With 83(b): you pay tax at grant date on the current value (usually minimal), start the capital gains clock immediately, and pay only capital gains rates on all appreciation when you eventually sell.
Missing the 30-day window to file 83(b) is one of the most expensive startup mistakes. There are no extensions and no remediation.
Charitable Strategies
For founders with large positions before exit, charitable giving strategies can reduce tax liability:
- Donor Advised Funds (DAF): contribute appreciated shares to a DAF before exit, take immediate deduction at full fair market value, avoid capital gains tax. Distribute to charities over time.
- Charitable Remainder Trusts (CRT): contribute appreciated stock, trust sells without tax, pays you income stream for life or fixed term, remainder goes to charity. Complex but powerful for large positions.
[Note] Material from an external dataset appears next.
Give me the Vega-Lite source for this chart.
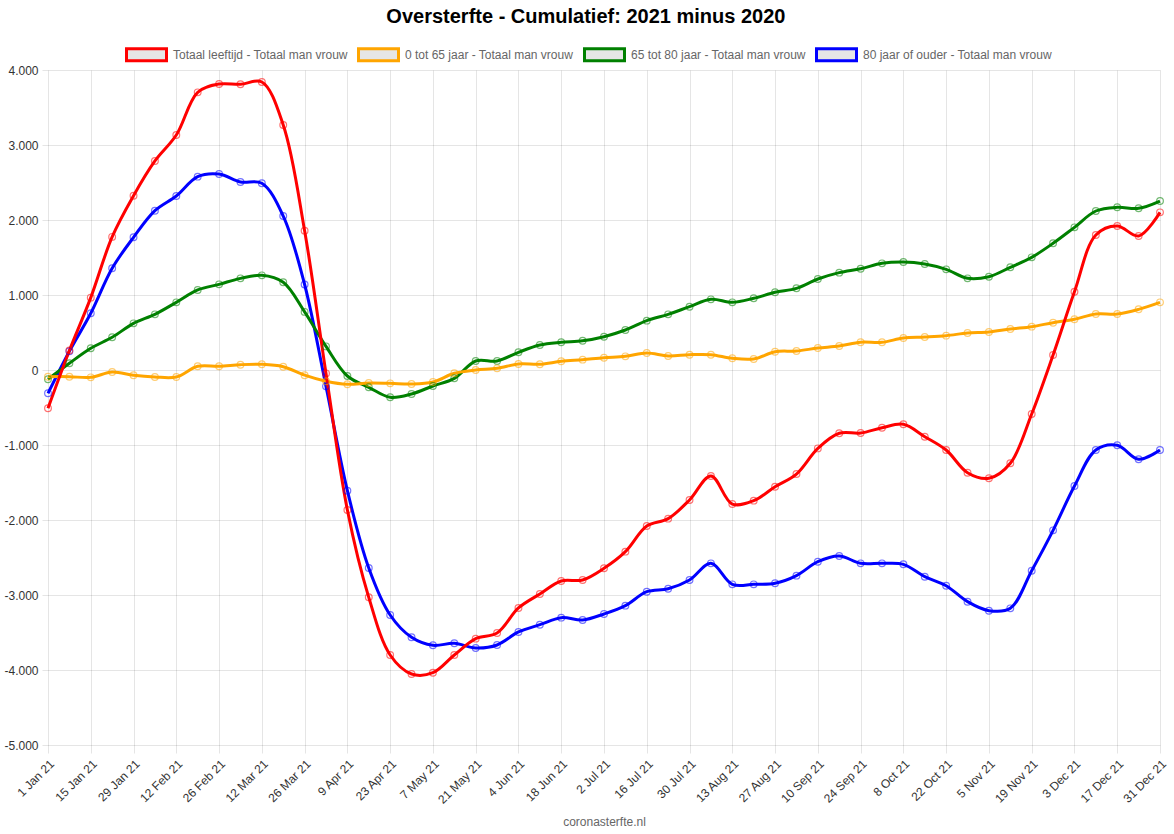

These strategies require planning well before exit—post-exit contributions of cash don’t provide the capital gains tax savings that pre-exit transfers of appreciated stock do.
Negotiating Exit Terms as a Founder
Founders rarely negotiate exit terms directly—lawyers and bankers handle the mechanics. But founders who understand the terms make better decisions about when to sell, what to accept, and where to push back.
Price is last, not first
Sophisticated exit negotiations start with structure, not price. A $120M acquisition with: all cash at closing, standard 1x non-participating preferences, 12-month escrow at 10%, modest earnout (10% over 12 months), and reasonable reps and warranties—might net founders more than a $150M acquisition with: 40% stock in acquirer, 2x participation, 24-month escrow at 20%, and aggressive earnouts tied to revenue targets.
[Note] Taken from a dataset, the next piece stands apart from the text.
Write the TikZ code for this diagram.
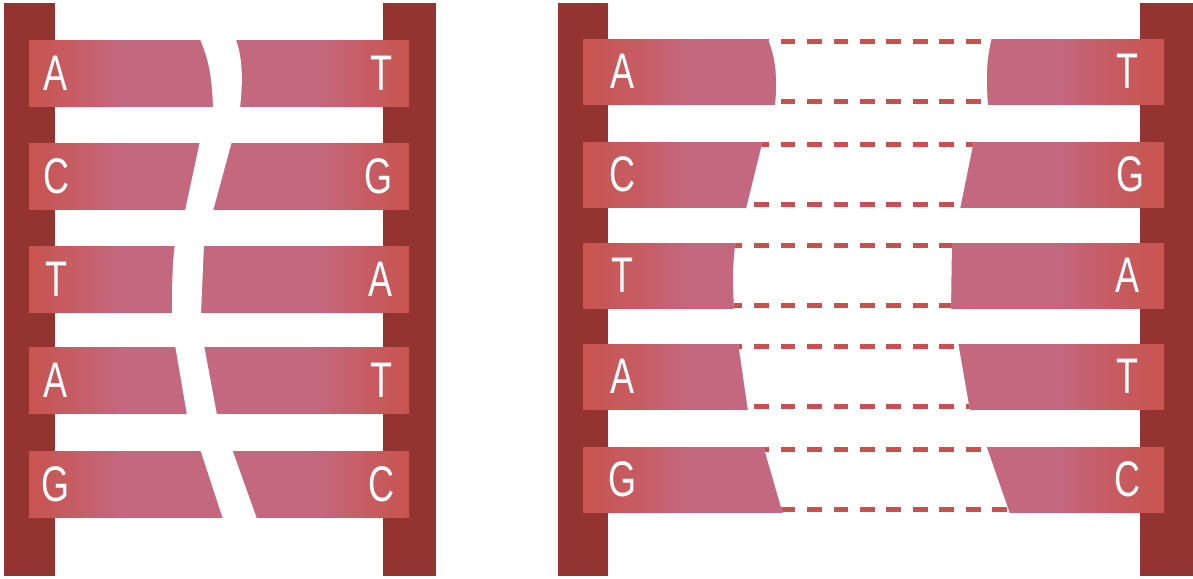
\documentclass[tikz,border=0pt]{standalone}
\usepackage{graphicx}
\usepackage{fontspec}
\setmainfont{Liberation Sans}

\definecolor{backbone}{HTML}{943431}
\definecolor{basered}{HTML}{C8544F}
\definecolor{basepink}{HTML}{C4687F}
\definecolor{bondred}{HTML}{C9504E}

% bar shadings: red ends fading into pink (path spans 25bp..75bp)
\pgfdeclarehorizontalshading{barwide}{100bp}{%
  color(0bp)=(basered); color(25bp)=(basered);
  color(30bp)=(basered!55!basepink); color(34bp)=(basepink);
  color(66bp)=(basepink); color(70bp)=(basered!55!basepink);
  color(75bp)=(basered); color(100bp)=(basered)}
\pgfdeclarehorizontalshading{barnarrow}{100bp}{%
  color(0bp)=(basered); color(25bp)=(basered);
  color(31bp)=(basered!55!basepink); color(37bp)=(basepink);
  color(63bp)=(basepink); color(69bp)=(basered!55!basepink);
  color(75bp)=(basered); color(100bp)=(basered)}

\tikzset{
  rail/.style={fill=backbone},
  letter/.style={text=white, inner sep=0pt, font=\fontsize{25}{25}\selectfont},
  hbond/.style={draw=bondred, line width=2.4pt, dash pattern=on 7.4pt off 5.83pt},
}

% separated pair: top, bottom, outline of the opened gap
\newcommand\opengap[3]{%
  \fill[white] #3;
  \begin{scope}
    \clip #3;
    \draw[hbond] (727.68,#1+2.6) -- (1100,#1+2.6);
    \draw[hbond] (727.68,#2-2.6) -- (1100,#2-2.6);
  \end{scope}
}

\newcommand\ltr[1]{\scalebox{0.72}[1]{#1}}

\begin{document}
\begin{tikzpicture}[x=0.5pt, y=-0.5pt]
  \useasboundingbox (0,0) rectangle (1193,578);

  % ---------- intact double strand ----------
  \fill[rail] (4,3) rectangle (55,576);
  \fill[rail] (383,3) rectangle (436,576);
  \foreach \t in {40,143,246,347,451}
    {\shade[shading=barnarrow] (29,\t) rectangle (409,\t+66);}

  % white twisting split across the pairs
  \fill[white] (199,37) .. controls (207,55) and (212,72) .. (213,108)
     -- (240,108) .. controls (243,80) and (243,58) .. (235,37) -- cycle;
  \fill[white] (200,141) -- (185,211) -- (213,211) -- (232,141) -- cycle;
  \fill[white] (175,244) .. controls (172,265) and (172,290) .. (172,314)
     -- (201,314) -- (204,244) -- cycle;
  \fill[white] (175,345) -- (187,415) -- (217,415) -- (204,345) -- cycle;
  \fill[white] (200,449) -- (223,519) -- (257,519) -- (232,449) -- cycle;

  % ---------- separated double strand ----------
  \fill[rail] (558,3) rectangle (608,576);
  \fill[rail] (1140,3) rectangle (1193,576);
  \foreach \t in {39,142,243,344,447}
    {\shade[shading=barwide] (583,\t) rectangle (1164,\t+65);}

  \opengap{39}{104}{(767,37) .. controls (775,55) and (778,75) .. (775,106)
     -- (988,106) .. controls (986,80) and (986,60) .. (992,37) -- cycle}
  \opengap{142}{207}{(763,140) -- (746,209) -- (960,209) -- (974,140) -- cycle}
  \opengap{243}{308}{(736,241) .. controls (732,260) and (733,290) .. (734,310)
     -- (951,310) -- (952,241) -- cycle}
  \opengap{344}{409}{(738,342) -- (748,411) -- (970,411) -- (958,342) -- cycle}
  \opengap{447}{512}{(763,445) -- (783,514) -- (1010,514) -- (986,445) -- cycle}

  % ---------- base letters ----------
  \node[letter] (la1) at (56,73)  {\ltr{A}};
  \node[letter] (ra1) at (381,73) {\ltr{T}};
  \node[letter] (la2) at (56,176) {\ltr{C}};
  \node[letter] (ra2) at (378,176) {\ltr{G}};
  \node[letter] (la3) at (56,279) {\ltr{T}};
  \node[letter] (ra3) at (381,279) {\ltr{A}};
  \node[letter] (la4) at (56,380) {\ltr{A}};
  \node[letter] (ra4) at (381,380) {\ltr{T}};
  \node[letter] (la5) at (56,484) {\ltr{G}};
  \node[letter] (ra5) at (381,484) {\ltr{C}};

  \node[letter] (lb1) at (622,71.5)  {\ltr{A}};
  \node[letter] (rb1) at (1127,71.5) {\ltr{T}};
  \node[letter] (lb2) at (622,174.5) {\ltr{C}};
  \node[letter] (rb2) at (1130,174.5) {\ltr{G}};
  \node[letter] (lb3) at (622,275.5) {\ltr{T}};
  \node[letter] (rb3) at (1127,275.5) {\ltr{A}};
  \node[letter] (lb4) at (622,376.5) {\ltr{A}};
  \node[letter] (rb4) at (1127,376.5) {\ltr{T}};
  \node[letter] (lb5) at (622,479.5) {\ltr{G}};
  \node[letter] (rb5) at (1127,479.5) {\ltr{C}};
\end{tikzpicture}
\end{document}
Before negotiating price, define acceptable deal structures. What’s the minimum cash component? What’s the maximum earnout percentage? What employment requirements will you accept post-close? These constraints protect you from headline-price anchoring.
Representation and warranty insurance
R&W insurance (rep and warranty insurance) is now standard in transactions above $50M. The policy covers losses if the seller’s representations prove false—the insurance company pays, not founders personally.
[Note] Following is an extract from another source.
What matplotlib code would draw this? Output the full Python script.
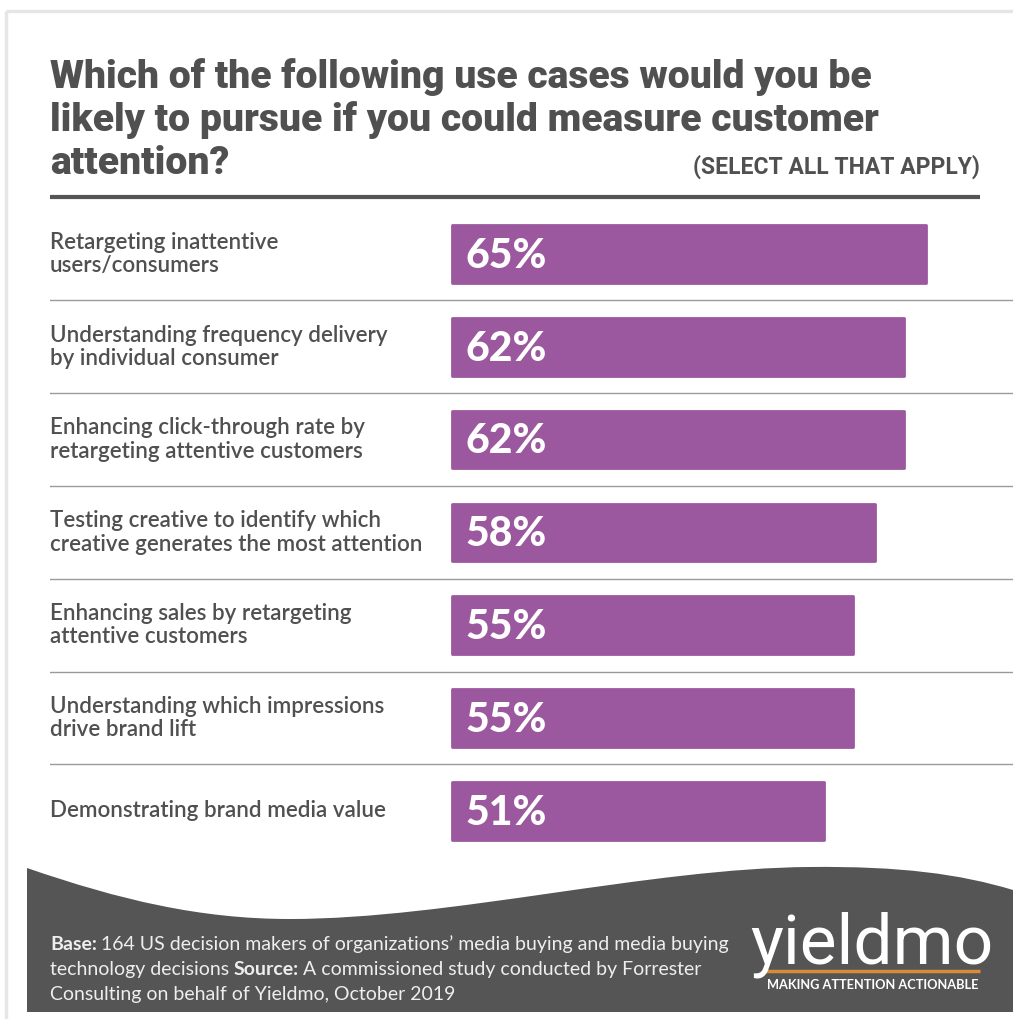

For founders, this is transformative: instead of holding 15-20% of purchase price in escrow for 18-24 months pending indemnification claims, R&W insurance allows releasing most escrow at closing (only a small “basket” remains). This dramatically improves the timing of founder proceeds.
Premiums run 2-4% of policy limits. On a $100M deal with $20M in rep coverage, premium is $400K-800K—often shared between buyer and seller. Worth every dollar for the escrow release and liability protection it provides.
Management carve-outs
In M&A transactions, acquirers typically set aside 5-10% of deal value for management retention (the carve-out pool). This pool rewards key employees—including founders who’ll run the acquired unit—with bonuses paid over 1-3 years of continued employment.
Management carve-out payments come from the total deal price (reducing what goes through the normal waterfall). This benefits founders and employees who get direct payments rather than receiving through the liquidation preference stack.
Negotiate carve-out treatment carefully: ensure carve-out payments aren’t subject to same vesting/escrow as regular consideration, confirm carve-outs apply to your current team (not just acquirer-defined “key employees”), and get clarity on what happens to carve-out if you’re terminated without cause within the retention period.
Frequently Asked Questions About Exit Returns
How much of a $100M acquisition do founders typically receive?
Highly variable, but median outcomes: if founders own 30-40% of common equity and there’s $20-30M in preferred liquidation preferences, founders typically net $15-30M on a $100M exit (15-30% of gross proceeds). The gap between ownership percentage and payout percentage reflects liquidation preference stacks, participating preferred features, and transaction costs.
When should I hire an investment banker for an M&A process?
For exits above $50M: yes. Bankers typically generate 20-30% higher prices through competitive processes versus single-buyer negotiations. On a $100M deal, a banker generating $120M adds $20M in value against $3-5M in fees. For exits below $25M: usually not worth it. Banker fees ($1.5-2.5M) consume disproportionate value at smaller deal sizes.
What’s the difference between MOIC and IRR in VC performance?
MOIC measures total return regardless of timing (5x is 5x whether it took 2 years or 10 years). IRR measures annualized return rate, penalizing long holding periods. A 5x MOIC in 3 years is ~71% IRR (exceptional). The same 5x MOIC in 10 years is ~17% IRR (mediocre for VC). LPs care about both: MOIC tells them total wealth creation, IRR tells them efficiency of capital deployment.
How do employee stock options get treated in acquisitions?
Vested options typically convert to proceeds in an acquisition (employees receive the per-share consideration minus their strike price). Unvested options either: accelerate vesting if the deal includes acceleration provisions (single-trigger or double-trigger), get assumed by the acquirer and convert to acquirer options, or get cancelled with a cash settlement equal to the spread at closing. Employees should carefully review their option agreements for acceleration language before any M&A discussions become public.
Can I negotiate against my own investors in an M&A sale?
Yes, if your interests diverge from theirs. Founders and common shareholders might want to accept an offer that preferred shareholders prefer to reject (because the price clears common shareholders but doesn’t generate preferred shareholders’ desired returns). This creates genuine conflicts. Many M&A transactions have separate negotiating committees representing common and preferred shareholders. Your personal legal counsel (separate from company counsel who represents all shareholders) can represent your specific interests in these situations.
How long does a typical M&A process take from LOI to close?
4-9 months for most tech company acquisitions. Breakdown: 4-8 weeks for due diligence and purchase agreement negotiation, 2-4 weeks for regulatory review (most deals don’t require antitrust review, but large deals in concentrated markets can take 6-12 months with FTC/DOJ review), 2-4 weeks for final approvals and closing mechanics. Deals involving regulated businesses (fintech, healthcare) or cross-border acquisitions add 2-4 months for regulatory approvals.